▶ **Task description**
Leave out all pictures and return, exactly as written, the lines from the line containing "Generate a component" to the line containing "import * as d3 from 'd3';", both ends kept.

# # # # # # #

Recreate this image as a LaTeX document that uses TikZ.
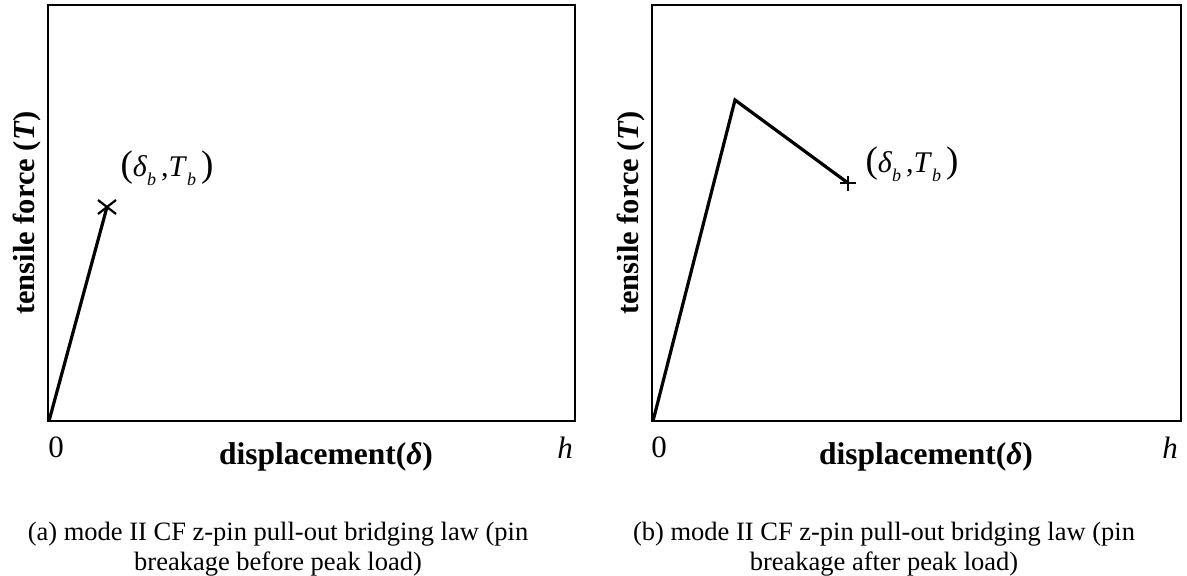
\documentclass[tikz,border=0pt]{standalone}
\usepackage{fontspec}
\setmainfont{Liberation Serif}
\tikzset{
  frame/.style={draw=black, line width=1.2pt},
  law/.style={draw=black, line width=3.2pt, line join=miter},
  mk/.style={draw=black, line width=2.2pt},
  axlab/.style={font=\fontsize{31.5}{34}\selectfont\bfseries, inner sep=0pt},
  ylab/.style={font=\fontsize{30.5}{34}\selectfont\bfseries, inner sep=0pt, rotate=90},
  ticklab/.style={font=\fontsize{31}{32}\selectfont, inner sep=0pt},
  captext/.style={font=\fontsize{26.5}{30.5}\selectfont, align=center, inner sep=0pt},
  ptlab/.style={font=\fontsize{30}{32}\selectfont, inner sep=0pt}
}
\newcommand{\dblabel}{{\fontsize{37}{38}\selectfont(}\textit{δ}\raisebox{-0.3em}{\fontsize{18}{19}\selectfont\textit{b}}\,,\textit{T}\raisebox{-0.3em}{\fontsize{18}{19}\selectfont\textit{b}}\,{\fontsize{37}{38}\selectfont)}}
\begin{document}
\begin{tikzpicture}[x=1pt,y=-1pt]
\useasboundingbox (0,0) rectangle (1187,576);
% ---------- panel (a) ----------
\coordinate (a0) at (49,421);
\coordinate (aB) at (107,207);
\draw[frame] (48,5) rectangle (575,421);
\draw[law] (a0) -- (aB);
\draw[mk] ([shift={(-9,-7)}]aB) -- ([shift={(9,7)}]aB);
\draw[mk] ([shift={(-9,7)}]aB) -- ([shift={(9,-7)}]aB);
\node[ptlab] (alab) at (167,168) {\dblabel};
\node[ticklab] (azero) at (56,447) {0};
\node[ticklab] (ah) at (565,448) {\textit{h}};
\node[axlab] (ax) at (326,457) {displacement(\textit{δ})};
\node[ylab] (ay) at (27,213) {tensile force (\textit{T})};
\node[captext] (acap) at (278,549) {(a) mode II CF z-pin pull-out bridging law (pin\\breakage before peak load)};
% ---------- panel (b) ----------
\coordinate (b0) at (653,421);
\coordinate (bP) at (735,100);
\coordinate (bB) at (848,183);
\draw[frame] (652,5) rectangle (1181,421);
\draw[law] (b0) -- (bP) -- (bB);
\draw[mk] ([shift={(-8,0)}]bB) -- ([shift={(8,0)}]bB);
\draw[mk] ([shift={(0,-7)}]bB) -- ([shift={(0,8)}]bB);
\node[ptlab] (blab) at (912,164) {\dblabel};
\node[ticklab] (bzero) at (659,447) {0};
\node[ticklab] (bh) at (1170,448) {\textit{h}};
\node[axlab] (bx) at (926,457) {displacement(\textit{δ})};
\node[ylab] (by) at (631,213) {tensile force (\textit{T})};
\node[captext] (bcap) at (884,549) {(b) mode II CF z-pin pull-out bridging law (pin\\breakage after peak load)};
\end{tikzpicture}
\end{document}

# # # # # # #

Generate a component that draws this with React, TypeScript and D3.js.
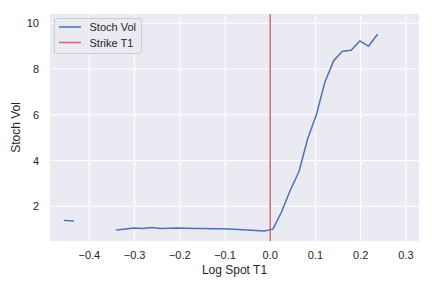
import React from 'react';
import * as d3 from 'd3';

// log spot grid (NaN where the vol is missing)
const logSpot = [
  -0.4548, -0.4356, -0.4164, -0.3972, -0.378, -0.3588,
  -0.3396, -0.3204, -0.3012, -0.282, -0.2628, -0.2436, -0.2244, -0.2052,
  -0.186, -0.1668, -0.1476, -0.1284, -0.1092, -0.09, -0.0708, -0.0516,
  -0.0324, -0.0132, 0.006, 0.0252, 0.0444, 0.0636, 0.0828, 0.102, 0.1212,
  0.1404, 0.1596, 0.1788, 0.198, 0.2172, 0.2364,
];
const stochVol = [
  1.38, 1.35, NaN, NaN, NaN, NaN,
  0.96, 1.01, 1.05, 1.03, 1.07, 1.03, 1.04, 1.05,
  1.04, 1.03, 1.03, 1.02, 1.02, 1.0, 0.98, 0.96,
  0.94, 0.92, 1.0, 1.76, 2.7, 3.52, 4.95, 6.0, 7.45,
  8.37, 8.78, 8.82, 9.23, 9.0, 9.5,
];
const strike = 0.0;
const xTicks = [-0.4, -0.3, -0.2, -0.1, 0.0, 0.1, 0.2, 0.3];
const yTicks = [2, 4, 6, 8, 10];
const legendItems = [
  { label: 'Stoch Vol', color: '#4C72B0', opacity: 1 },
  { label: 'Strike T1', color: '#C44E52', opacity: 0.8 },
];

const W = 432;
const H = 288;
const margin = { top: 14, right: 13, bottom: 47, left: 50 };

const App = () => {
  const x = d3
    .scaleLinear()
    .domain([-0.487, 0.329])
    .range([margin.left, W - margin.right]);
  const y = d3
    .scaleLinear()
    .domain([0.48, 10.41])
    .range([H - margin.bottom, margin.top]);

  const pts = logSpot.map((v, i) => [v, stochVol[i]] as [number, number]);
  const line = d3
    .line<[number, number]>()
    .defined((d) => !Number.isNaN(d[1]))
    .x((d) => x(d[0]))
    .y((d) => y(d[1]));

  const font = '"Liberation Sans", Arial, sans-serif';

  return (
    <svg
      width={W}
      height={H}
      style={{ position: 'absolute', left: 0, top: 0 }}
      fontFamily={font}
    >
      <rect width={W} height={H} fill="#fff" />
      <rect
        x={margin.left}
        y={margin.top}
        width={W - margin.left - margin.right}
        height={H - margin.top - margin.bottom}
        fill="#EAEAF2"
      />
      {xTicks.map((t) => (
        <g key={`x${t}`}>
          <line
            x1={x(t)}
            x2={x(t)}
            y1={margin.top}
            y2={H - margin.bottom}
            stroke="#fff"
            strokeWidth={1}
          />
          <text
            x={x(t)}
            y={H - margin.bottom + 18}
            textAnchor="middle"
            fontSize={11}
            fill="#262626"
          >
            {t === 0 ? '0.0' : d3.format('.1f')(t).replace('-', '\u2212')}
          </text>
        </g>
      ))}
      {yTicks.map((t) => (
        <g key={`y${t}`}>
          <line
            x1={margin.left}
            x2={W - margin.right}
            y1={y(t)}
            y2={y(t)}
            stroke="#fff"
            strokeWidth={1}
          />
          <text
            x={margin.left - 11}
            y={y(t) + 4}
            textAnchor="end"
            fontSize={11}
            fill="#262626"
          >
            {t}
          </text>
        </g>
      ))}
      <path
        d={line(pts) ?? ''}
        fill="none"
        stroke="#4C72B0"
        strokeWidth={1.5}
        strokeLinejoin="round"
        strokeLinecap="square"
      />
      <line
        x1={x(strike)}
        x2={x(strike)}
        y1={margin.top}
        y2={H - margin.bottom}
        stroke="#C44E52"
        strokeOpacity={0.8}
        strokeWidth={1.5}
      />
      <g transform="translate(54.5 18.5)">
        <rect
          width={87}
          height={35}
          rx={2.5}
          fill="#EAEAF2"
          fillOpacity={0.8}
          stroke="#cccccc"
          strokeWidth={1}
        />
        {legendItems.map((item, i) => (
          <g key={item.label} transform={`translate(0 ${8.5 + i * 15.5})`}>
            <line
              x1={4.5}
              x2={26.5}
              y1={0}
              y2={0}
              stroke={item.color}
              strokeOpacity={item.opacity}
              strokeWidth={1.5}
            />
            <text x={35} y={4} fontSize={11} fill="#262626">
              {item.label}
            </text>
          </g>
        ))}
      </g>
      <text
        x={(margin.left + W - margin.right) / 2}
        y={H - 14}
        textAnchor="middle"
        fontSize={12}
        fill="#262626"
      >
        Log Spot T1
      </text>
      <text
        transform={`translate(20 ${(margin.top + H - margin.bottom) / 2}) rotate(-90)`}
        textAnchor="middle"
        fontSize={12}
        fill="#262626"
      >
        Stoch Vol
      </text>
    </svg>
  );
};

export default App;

# # # # # # #

▶ **Result**
Generate a component that draws this with React, TypeScript and D3.js.
import React from 'react';
import * as d3 from 'd3';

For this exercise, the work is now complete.